Levi jerked at the hem of his shirt, as if the movement could do anything to erase the image of his young neighbor with hair mussed by a long day. Not that that particular mental image was so bad, but he also imagined his hand slipping under the back of her shirt, her skin warm and soft on his cool palm and a glimpse of her face as she looked over her shoulder and smiled at him.
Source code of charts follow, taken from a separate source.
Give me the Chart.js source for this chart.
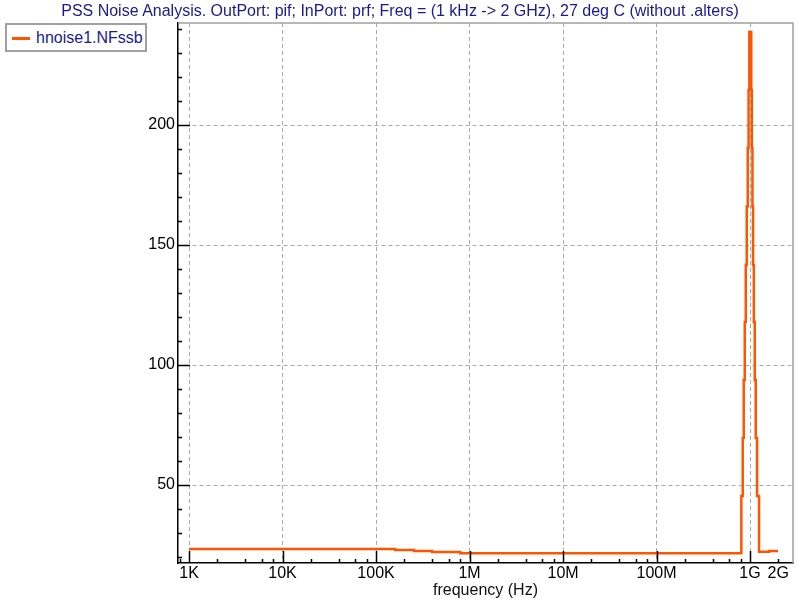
<!DOCTYPE html>
<html>
<head>
<meta charset="utf-8">
<script src="https://cdn.jsdelivr.net/npm/chart.js@4/dist/chart.umd.min.js"></script>
<style>
  body { margin: 0; background: #fff; }
  #wrap { position: relative; width: 800px; height: 600px; font-family: 'Liberation Sans', Arial, sans-serif; }
  #title { position: absolute; left: 0; top: 2px; width: 800px; text-align: center; font-size: 16px; color: #1a1a8c; }
  #legend { position: absolute; left: 5px; top: 23px; width: 138px; height: 25px; border: 2px solid #a0a0a0; background: #fff;
            font-size: 16px; color: #1a1a8c; line-height: 25px; }
  #legend span.swatch { position: absolute; left: 5px; top: 12px; width: 18px; height: 2.5px; background: #ff5500; }
  #legend span.label { position: absolute; left: 29px; top: 0; }
</style>
</head>
<body>
<div id="wrap">
  <canvas id="chart" width="800" height="600"></canvas>
  <div id="title">PSS Noise Analysis. OutPort: pif; InPort: prf; Freq = (1 kHz -&gt; 2 GHz), 27 deg C (without .alters)</div>
  <div id="legend"><span class="swatch"></span><span class="label">hnoise1.NFssb</span></div>
</div>
<script>
// Données (fréquence en Hz, NFssb)
const freqHz = [1e3, 160e3, 255e3, 398e3, 794e3, 807e6, 835e6, 856e6, 878e6, 900e6, 922e6, 945e6, 964e6, 983e6,
  1030e6, 1045e6, 1061e6, 1077e6, 1098e6, 1123e6, 1151e6, 1188e6, 1248e6, 1596e6, 1993e6];
const nfssb = [23.3, 22.9, 22.5, 22.1, 21.6, 45.4, 69.6, 93.8, 117.9, 141.7, 166.0, 190.4, 214.6, 238.8,
  214.6, 190.4, 166.0, 141.7, 117.9, 93.8, 69.6, 45.4, 22.2, 22.5, 22.5];

// Graduations
const xTickValues = [1e3, 1e4, 1e5, 1e6, 1e7, 1e8, 1e9, 2e9];
const xTickLabels = ['1K', '10K', '100K', '1M', '10M', '100M', '1G', '2G'];
const yTickValues = [50, 100, 150, 200];

const xMin = 762, xMax = 2.88e9;
const yMin = 17.5, yMax = 242.5;

Chart.defaults.font.family = "'Liberation Sans', Arial, sans-serif";
Chart.defaults.font.size = 16;
Chart.defaults.color = '#000';

// Cadre gris + graduations tournées vers l'intérieur
const innerTicks = {
  id: 'innerTicks',
  afterDraw(chart) {
    const ctx = chart.ctx;
    const area = chart.chartArea;
    const xs = chart.scales.x;
    const ys = chart.scales.y;
    ctx.save();
    ctx.strokeStyle = '#a0a0a0';
    ctx.lineWidth = 1.5;
    ctx.beginPath();
    ctx.moveTo(area.left, area.top);
    ctx.lineTo(area.right, area.top);
    ctx.lineTo(area.right, area.bottom);
    ctx.stroke();

    ctx.strokeStyle = '#000';
    ctx.lineWidth = 1.5;
    ctx.beginPath();
    // axe x
    for (let d = 2; d <= 9; d++) {
      const decade = Math.pow(10, d);
      [1, 2, 4, 6, 8].forEach(m => {
        const v = decade * m;
        if (v < xMin || v > xMax) return;
        const len = (m === 1) ? 12 : 4;
        const px = Math.round(xs.getPixelForValue(v)) + 0.5;
        ctx.moveTo(px, area.bottom);
        ctx.lineTo(px, area.bottom - len);
      });
    }
    // axe y
    for (let v = 20; v <= 240; v += 10) {
      const len = (v % 50 === 0) ? 12 : 4;
      const py = Math.round(ys.getPixelForValue(v)) + 0.5;
      ctx.moveTo(area.left, py);
      ctx.lineTo(area.left + len, py);
    }
    ctx.stroke();
    ctx.restore();
  }
};

const chart = new Chart(document.getElementById('chart'), {
  type: 'line',
  data: {
    datasets: [{
      label: 'hnoise1.NFssb',
      data: freqHz.map((f, i) => ({ x: f, y: nfssb[i] })),
      borderColor: '#ff5500',
      borderWidth: 2.5,
      pointRadius: 0,
      stepped: true,
      fill: false
    }]
  },
  options: {
    responsive: false,
    animation: false,
    layout: { padding: { top: 23, right: 7, left: 0, bottom: 0 } },
    plugins: {
      legend: { display: false },
      title: { display: false },
      tooltip: { enabled: false }
    },
    scales: {
      x: {
        type: 'logarithmic',
        min: xMin,
        max: xMax,
        afterBuildTicks: scale => { scale.ticks = xTickValues.map(v => ({ value: v })); },
        afterFit: scale => { scale.height = 37; },
        ticks: {
          autoSkip: false,
          maxRotation: 0,
          padding: 1,
          callback: value => {
            const i = xTickValues.indexOf(value);
            return i >= 0 ? xTickLabels[i] : '';
          }
        },
        grid: {
          drawTicks: false,
          color: ctx => (ctx.tick && ctx.tick.value === 2e9) ? 'rgba(0,0,0,0)' : '#aaaaaa',
          lineWidth: 1
        },
        border: { display: true, color: '#000', width: 1.5, dash: [4, 3] },
        title: { display: true, text: 'frequency (Hz)', padding: 0, color: '#111' }
      },
      y: {
        type: 'linear',
        min: yMin,
        max: yMax,
        afterBuildTicks: scale => { scale.ticks = yTickValues.map(v => ({ value: v })); },
        afterFit: scale => { scale.width = 178; },
        ticks: { padding: 3 },
        grid: { drawTicks: false, color: '#aaaaaa', lineWidth: 1 },
        border: { display: true, color: '#000', width: 1.5, dash: [4, 3] }
      }
    }
  },
  plugins: [innerTicks]
});
</script>
</body>
</html>
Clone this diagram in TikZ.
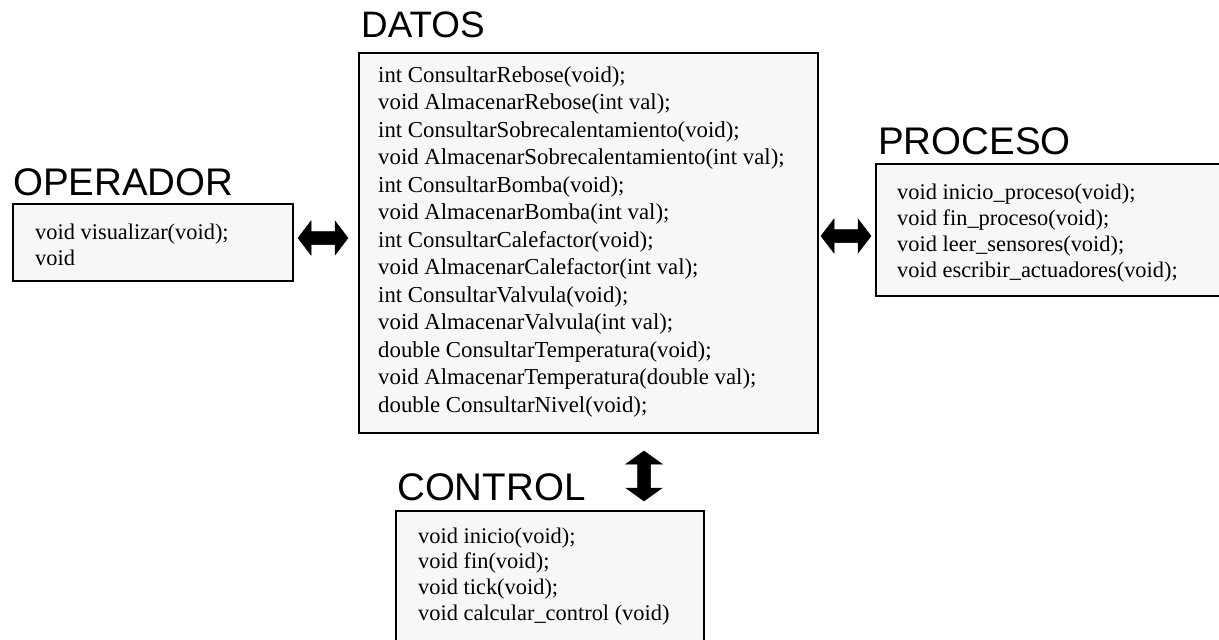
\documentclass[tikz,border=0pt]{standalone}
\usepackage{fontspec}
\setmainfont{Liberation Serif}
\newfontfamily\hdrfont{Liberation Sans}
\definecolor{boxgray}{RGB}{247,247,247}
\begin{document}
\begin{tikzpicture}[x=1pt,y=-1pt,
  boxst/.style={draw=black, line width=1.6pt, fill=boxgray, inner sep=0pt, anchor=north west},
  hdr/.style={anchor=base west, inner sep=0pt, font=\hdrfont\fontsize{38.5}{40}\selectfont},
  ln/.style={anchor=base west, inner sep=0pt, font=\fontsize{22.4}{26}\selectfont},
  arr/.style={fill=black, draw=black, line width=0.5pt, line join=miter}]
\useasboundingbox (0,0) rectangle (1219,640);
\clip (0,0) rectangle (1219,640);

% boxes
\node[boxst, minimum width=280pt, minimum height=77pt] (opbox) at (12,203) {};
\node[boxst, minimum width=459pt, minimum height=380pt] (datbox) at (358,52) {};
\node[boxst, minimum width=360pt, minimum height=132pt] (probox) at (875,163) {};
\node[boxst, minimum width=308pt, minimum height=160pt] (conbox) at (395,510) {};

% headers
\node[hdr] (ophdr) at (13,195) {OPERADOR};
\node[hdr, font=\hdrfont\fontsize{36.8}{40}\selectfont] (dathdr) at (361,37) {DATOS};
\node[hdr] (prohdr) at (878,154) {PROCESO};
\node[hdr] (conhdr) at (397,500) {CONTROL};

% OPERADOR text
\foreach \t [count=\i] in {void visualizar(void);, void}
  \node[ln] (op\i) at ({35},{239+26*(\i-1)}) {\t};

% DATOS text
\foreach \t [count=\i] in {
  int ConsultarRebose(void);,
  void AlmacenarRebose(int val);,
  int ConsultarSobrecalentamiento(void);,
  void AlmacenarSobrecalentamiento(int val);,
  int ConsultarBomba(void);,
  void AlmacenarBomba(int val);,
  int ConsultarCalefactor(void);,
  void AlmacenarCalefactor(int val);,
  int ConsultarValvula(void);,
  void AlmacenarValvula(int val);,
  double ConsultarTemperatura(void);,
  void AlmacenarTemperatura(double val);,
  double ConsultarNivel(void);}
  \node[ln, font=\fontsize{22.8}{26}\selectfont] (dl\i) at ({378},{82+27.5*(\i-1)}) {\t};

% PROCESO text
\foreach \t [count=\i] in {
  void inicio\_proceso(void);,
  void fin\_proceso(void);,
  void leer\_sensores(void);,
  void escribir\_actuadores(void);}
  \node[ln] (pl\i) at ({897},{199+26*(\i-1)}) {\t};

% CONTROL text
\foreach \t [count=\i] in {
  void inicio(void);,
  void fin(void);,
  void tick(void);,
  void calcular\_control (void)}
  \node[ln] (cl\i) at ({418},{543+25.7*(\i-1)}) {\t};

% arrows
\coordinate (la) at (323,238);
\coordinate (ra) at (846,236);
\coordinate (va) at (644,476);
\draw[arr] (la) ++(-25,0) -- ++(13,-17) -- ++(0,10.5) -- ++(24,0) -- ++(0,-10.5)
  -- ++(13,17) -- ++(-13,17) -- ++(0,-10.5) -- ++(-24,0) -- ++(0,10.5) -- cycle;
\draw[arr] (ra) ++(-25,0) -- ++(13,-17) -- ++(0,10.5) -- ++(24,0) -- ++(0,-10.5)
  -- ++(13,17) -- ++(-13,17) -- ++(0,-10.5) -- ++(-24,0) -- ++(0,10.5) -- cycle;
\draw[arr] (va) ++(0,-25) -- ++(18,13) -- ++(-11.5,0) -- ++(0,24) -- ++(11.5,0)
  -- ++(-18,13) -- ++(-18,-13) -- ++(11.5,0) -- ++(0,-24) -- ++(-11.5,0) -- cycle;
\end{tikzpicture}
\end{document}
He reached up and closed the blinds.

He had to pick up his niece for soccer practice. Since he’d taken over coaching her youth soccer team two years ago, watching those girls tear up the field, fight, celebrate, fail and succeed had become the highlight of his fall. Solstice, his niece, seemed to have grown another three inches over the summer and would be all limbs. Helping her figure out how to manage all the new length in her arms and legs was a challenge he looked forward to.

* * *

THE NEXT FRIDAY, Levi climbed into his truck and looked next door with resignation. If he didn’t want to watch his neighbor move about his life, he had to learn to ignore her better. That and keep his kitchen blinds closed. Actually, all the blinds on this side of the house. Today she had come home from work, disappeared only long enough to change into shorts and grab a glass of what looked like iced tea. Now the ice in her tea was melting as it sat in the sun on her front porch while she was elbow deep in soil, shoving mums into the dirt. When she leaned forward, she stretched like a cat, her back long and her ass high in the air.

God, he definitely had to learn how not to watch her, because he didn’t want to shutter his entire house. He liked the sunlight coming in through the windows, especially the afternoon summer sun. The big, south-facing windows were one of the reasons he’d bought this house.

He shoved the gearshift into Reverse, looked over his shoulder with barely a glance at his neighbor’s ass, backed out of the driveway and sped down the street.

* * *

“YOU’RE LATE,” DENNIS SAID, lifting up his eyebrow and his phone at the same time. Both pointed comments on the time.

“Barely.” Levi slid into the booth and motioned to Mary for a beer. The two of them had been coming to O’Reilly’s and sitting in this booth every Friday night for three years. The first six months, she’d come over to ask what beer he wanted. He’d said “whatever” enough times that she brought over whatever she or Brian, the bar’s owner, felt like bringing to him. Sometimes he drank the entire beer and sometimes only a sip or two.

A little adventure, in his otherwise boring life.

A safer adventure than watching his neighbor.

Dennis coughed, a bad one that collapsed his shoulders in on his ears and shook the table. The kind of cough that would have his sister rushing to her husband to see what was wrong and Dennis struggling to both catch his breath and shake off Brook.